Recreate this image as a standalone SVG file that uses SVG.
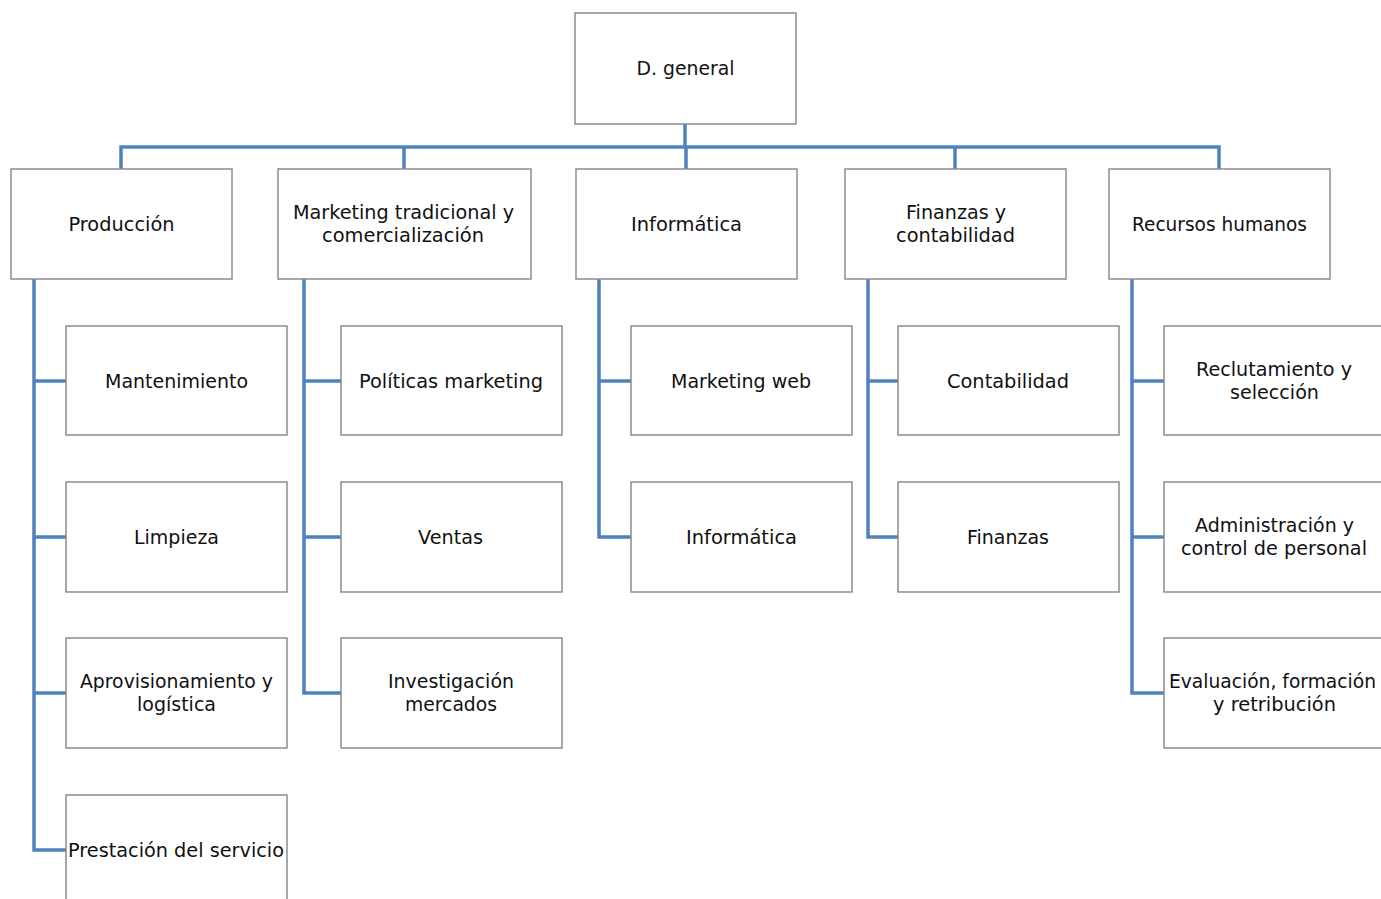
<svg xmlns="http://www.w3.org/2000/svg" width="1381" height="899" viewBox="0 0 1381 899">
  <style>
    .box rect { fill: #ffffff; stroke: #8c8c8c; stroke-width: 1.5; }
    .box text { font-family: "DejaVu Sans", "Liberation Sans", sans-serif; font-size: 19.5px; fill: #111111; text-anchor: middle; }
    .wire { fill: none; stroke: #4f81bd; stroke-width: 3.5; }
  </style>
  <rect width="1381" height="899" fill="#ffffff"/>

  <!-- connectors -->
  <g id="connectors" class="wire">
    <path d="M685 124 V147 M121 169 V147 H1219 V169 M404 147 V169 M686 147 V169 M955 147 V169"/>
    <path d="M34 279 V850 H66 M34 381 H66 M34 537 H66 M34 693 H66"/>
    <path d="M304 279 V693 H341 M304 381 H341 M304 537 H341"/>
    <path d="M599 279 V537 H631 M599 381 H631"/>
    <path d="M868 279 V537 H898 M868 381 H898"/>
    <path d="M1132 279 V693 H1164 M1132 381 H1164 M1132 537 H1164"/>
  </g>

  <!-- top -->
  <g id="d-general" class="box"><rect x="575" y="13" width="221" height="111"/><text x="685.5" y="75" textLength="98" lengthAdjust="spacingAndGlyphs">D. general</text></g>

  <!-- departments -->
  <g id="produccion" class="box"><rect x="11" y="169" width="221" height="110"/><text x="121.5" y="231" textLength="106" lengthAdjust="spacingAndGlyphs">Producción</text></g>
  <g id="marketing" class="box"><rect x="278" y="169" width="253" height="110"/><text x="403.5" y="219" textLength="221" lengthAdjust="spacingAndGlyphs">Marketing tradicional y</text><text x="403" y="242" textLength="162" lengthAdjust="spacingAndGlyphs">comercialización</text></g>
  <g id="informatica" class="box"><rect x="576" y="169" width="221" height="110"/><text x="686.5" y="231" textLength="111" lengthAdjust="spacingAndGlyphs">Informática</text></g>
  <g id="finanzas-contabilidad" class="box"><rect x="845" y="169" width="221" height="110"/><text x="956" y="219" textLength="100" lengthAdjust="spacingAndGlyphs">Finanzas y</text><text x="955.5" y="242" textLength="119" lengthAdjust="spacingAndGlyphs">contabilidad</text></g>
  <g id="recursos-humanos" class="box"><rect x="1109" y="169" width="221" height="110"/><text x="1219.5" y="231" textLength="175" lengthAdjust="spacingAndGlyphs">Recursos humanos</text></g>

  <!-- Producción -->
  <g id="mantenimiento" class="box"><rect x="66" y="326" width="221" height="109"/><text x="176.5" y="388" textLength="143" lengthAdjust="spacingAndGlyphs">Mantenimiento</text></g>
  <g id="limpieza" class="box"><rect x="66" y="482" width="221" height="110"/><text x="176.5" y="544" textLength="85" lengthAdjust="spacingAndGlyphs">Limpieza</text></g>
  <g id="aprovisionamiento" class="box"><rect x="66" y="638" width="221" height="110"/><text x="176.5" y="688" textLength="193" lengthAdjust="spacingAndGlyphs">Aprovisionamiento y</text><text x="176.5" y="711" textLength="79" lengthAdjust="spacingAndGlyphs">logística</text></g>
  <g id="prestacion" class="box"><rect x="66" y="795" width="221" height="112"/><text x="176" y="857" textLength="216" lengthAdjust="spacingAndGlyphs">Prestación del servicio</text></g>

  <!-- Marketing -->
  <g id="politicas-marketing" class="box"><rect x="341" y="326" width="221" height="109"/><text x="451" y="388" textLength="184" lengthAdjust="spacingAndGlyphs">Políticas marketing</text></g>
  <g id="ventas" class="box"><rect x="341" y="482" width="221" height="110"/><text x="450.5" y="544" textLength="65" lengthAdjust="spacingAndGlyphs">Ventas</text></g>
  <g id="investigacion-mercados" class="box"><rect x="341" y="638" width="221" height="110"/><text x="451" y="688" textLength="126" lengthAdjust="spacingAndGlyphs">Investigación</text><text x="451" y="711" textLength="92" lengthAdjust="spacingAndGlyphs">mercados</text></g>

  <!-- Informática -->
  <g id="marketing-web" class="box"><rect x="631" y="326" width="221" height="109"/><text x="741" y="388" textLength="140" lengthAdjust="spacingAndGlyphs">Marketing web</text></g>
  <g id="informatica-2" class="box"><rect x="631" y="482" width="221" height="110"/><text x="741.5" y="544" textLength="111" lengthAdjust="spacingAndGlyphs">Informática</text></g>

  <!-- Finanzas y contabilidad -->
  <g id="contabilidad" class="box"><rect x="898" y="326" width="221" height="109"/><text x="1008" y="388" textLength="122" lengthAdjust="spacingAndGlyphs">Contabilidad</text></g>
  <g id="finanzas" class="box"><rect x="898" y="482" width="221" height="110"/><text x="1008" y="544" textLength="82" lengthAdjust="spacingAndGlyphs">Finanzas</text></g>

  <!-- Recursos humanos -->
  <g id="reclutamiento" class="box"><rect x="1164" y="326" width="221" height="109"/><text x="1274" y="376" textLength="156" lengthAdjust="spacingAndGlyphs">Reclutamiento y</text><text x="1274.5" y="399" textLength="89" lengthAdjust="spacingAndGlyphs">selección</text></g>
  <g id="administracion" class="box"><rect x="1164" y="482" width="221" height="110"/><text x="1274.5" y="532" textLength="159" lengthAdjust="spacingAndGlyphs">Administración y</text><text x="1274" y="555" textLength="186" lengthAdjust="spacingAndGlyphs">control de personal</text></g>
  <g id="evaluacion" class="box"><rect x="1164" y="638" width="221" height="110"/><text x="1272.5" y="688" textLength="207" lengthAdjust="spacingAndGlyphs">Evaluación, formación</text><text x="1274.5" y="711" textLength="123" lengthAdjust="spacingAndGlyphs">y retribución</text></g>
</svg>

*What needs to be done:* Repeat all the data as it stands, dropping any images it holds.

*Exercise answer:*
Recreate this image as a standalone SVG file that uses SVG.
<svg xmlns="http://www.w3.org/2000/svg" width="1381" height="899" viewBox="0 0 1381 899">
  <style>
    .box rect { fill: #ffffff; stroke: #8c8c8c; stroke-width: 1.5; }
    .box text { font-family: "DejaVu Sans", "Liberation Sans", sans-serif; font-size: 19.5px; fill: #111111; text-anchor: middle; }
    .wire { fill: none; stroke: #4f81bd; stroke-width: 3.5; }
  </style>
  <rect width="1381" height="899" fill="#ffffff"/>

  <!-- connectors -->
  <g id="connectors" class="wire">
    <path d="M685 124 V147 M121 169 V147 H1219 V169 M404 147 V169 M686 147 V169 M955 147 V169"/>
    <path d="M34 279 V850 H66 M34 381 H66 M34 537 H66 M34 693 H66"/>
    <path d="M304 279 V693 H341 M304 381 H341 M304 537 H341"/>
    <path d="M599 279 V537 H631 M599 381 H631"/>
    <path d="M868 279 V537 H898 M868 381 H898"/>
    <path d="M1132 279 V693 H1164 M1132 381 H1164 M1132 537 H1164"/>
  </g>

  <!-- top -->
  <g id="d-general" class="box"><rect x="575" y="13" width="221" height="111"/><text x="685.5" y="75" textLength="98" lengthAdjust="spacingAndGlyphs">D. general</text></g>

  <!-- departments -->
  <g id="produccion" class="box"><rect x="11" y="169" width="221" height="110"/><text x="121.5" y="231" textLength="106" lengthAdjust="spacingAndGlyphs">Producción</text></g>
  <g id="marketing" class="box"><rect x="278" y="169" width="253" height="110"/><text x="403.5" y="219" textLength="221" lengthAdjust="spacingAndGlyphs">Marketing tradicional y</text><text x="403" y="242" textLength="162" lengthAdjust="spacingAndGlyphs">comercialización</text></g>
  <g id="informatica" class="box"><rect x="576" y="169" width="221" height="110"/><text x="686.5" y="231" textLength="111" lengthAdjust="spacingAndGlyphs">Informática</text></g>
  <g id="finanzas-contabilidad" class="box"><rect x="845" y="169" width="221" height="110"/><text x="956" y="219" textLength="100" lengthAdjust="spacingAndGlyphs">Finanzas y</text><text x="955.5" y="242" textLength="119" lengthAdjust="spacingAndGlyphs">contabilidad</text></g>
  <g id="recursos-humanos" class="box"><rect x="1109" y="169" width="221" height="110"/><text x="1219.5" y="231" textLength="175" lengthAdjust="spacingAndGlyphs">Recursos humanos</text></g>

  <!-- Producción -->
  <g id="mantenimiento" class="box"><rect x="66" y="326" width="221" height="109"/><text x="176.5" y="388" textLength="143" lengthAdjust="spacingAndGlyphs">Mantenimiento</text></g>
  <g id="limpieza" class="box"><rect x="66" y="482" width="221" height="110"/><text x="176.5" y="544" textLength="85" lengthAdjust="spacingAndGlyphs">Limpieza</text></g>
  <g id="aprovisionamiento" class="box"><rect x="66" y="638" width="221" height="110"/><text x="176.5" y="688" textLength="193" lengthAdjust="spacingAndGlyphs">Aprovisionamiento y</text><text x="176.5" y="711" textLength="79" lengthAdjust="spacingAndGlyphs">logística</text></g>
  <g id="prestacion" class="box"><rect x="66" y="795" width="221" height="112"/><text x="176" y="857" textLength="216" lengthAdjust="spacingAndGlyphs">Prestación del servicio</text></g>

  <!-- Marketing -->
  <g id="politicas-marketing" class="box"><rect x="341" y="326" width="221" height="109"/><text x="451" y="388" textLength="184" lengthAdjust="spacingAndGlyphs">Políticas marketing</text></g>
  <g id="ventas" class="box"><rect x="341" y="482" width="221" height="110"/><text x="450.5" y="544" textLength="65" lengthAdjust="spacingAndGlyphs">Ventas</text></g>
  <g id="investigacion-mercados" class="box"><rect x="341" y="638" width="221" height="110"/><text x="451" y="688" textLength="126" lengthAdjust="spacingAndGlyphs">Investigación</text><text x="451" y="711" textLength="92" lengthAdjust="spacingAndGlyphs">mercados</text></g>

  <!-- Informática -->
  <g id="marketing-web" class="box"><rect x="631" y="326" width="221" height="109"/><text x="741" y="388" textLength="140" lengthAdjust="spacingAndGlyphs">Marketing web</text></g>
  <g id="informatica-2" class="box"><rect x="631" y="482" width="221" height="110"/><text x="741.5" y="544" textLength="111" lengthAdjust="spacingAndGlyphs">Informática</text></g>

  <!-- Finanzas y contabilidad -->
  <g id="contabilidad" class="box"><rect x="898" y="326" width="221" height="109"/><text x="1008" y="388" textLength="122" lengthAdjust="spacingAndGlyphs">Contabilidad</text></g>
  <g id="finanzas" class="box"><rect x="898" y="482" width="221" height="110"/><text x="1008" y="544" textLength="82" lengthAdjust="spacingAndGlyphs">Finanzas</text></g>

  <!-- Recursos humanos -->
  <g id="reclutamiento" class="box"><rect x="1164" y="326" width="221" height="109"/><text x="1274" y="376" textLength="156" lengthAdjust="spacingAndGlyphs">Reclutamiento y</text><text x="1274.5" y="399" textLength="89" lengthAdjust="spacingAndGlyphs">selección</text></g>
  <g id="administracion" class="box"><rect x="1164" y="482" width="221" height="110"/><text x="1274.5" y="532" textLength="159" lengthAdjust="spacingAndGlyphs">Administración y</text><text x="1274" y="555" textLength="186" lengthAdjust="spacingAndGlyphs">control de personal</text></g>
  <g id="evaluacion" class="box"><rect x="1164" y="638" width="221" height="110"/><text x="1272.5" y="688" textLength="207" lengthAdjust="spacingAndGlyphs">Evaluación, formación</text><text x="1274.5" y="711" textLength="123" lengthAdjust="spacingAndGlyphs">y retribución</text></g>
</svg>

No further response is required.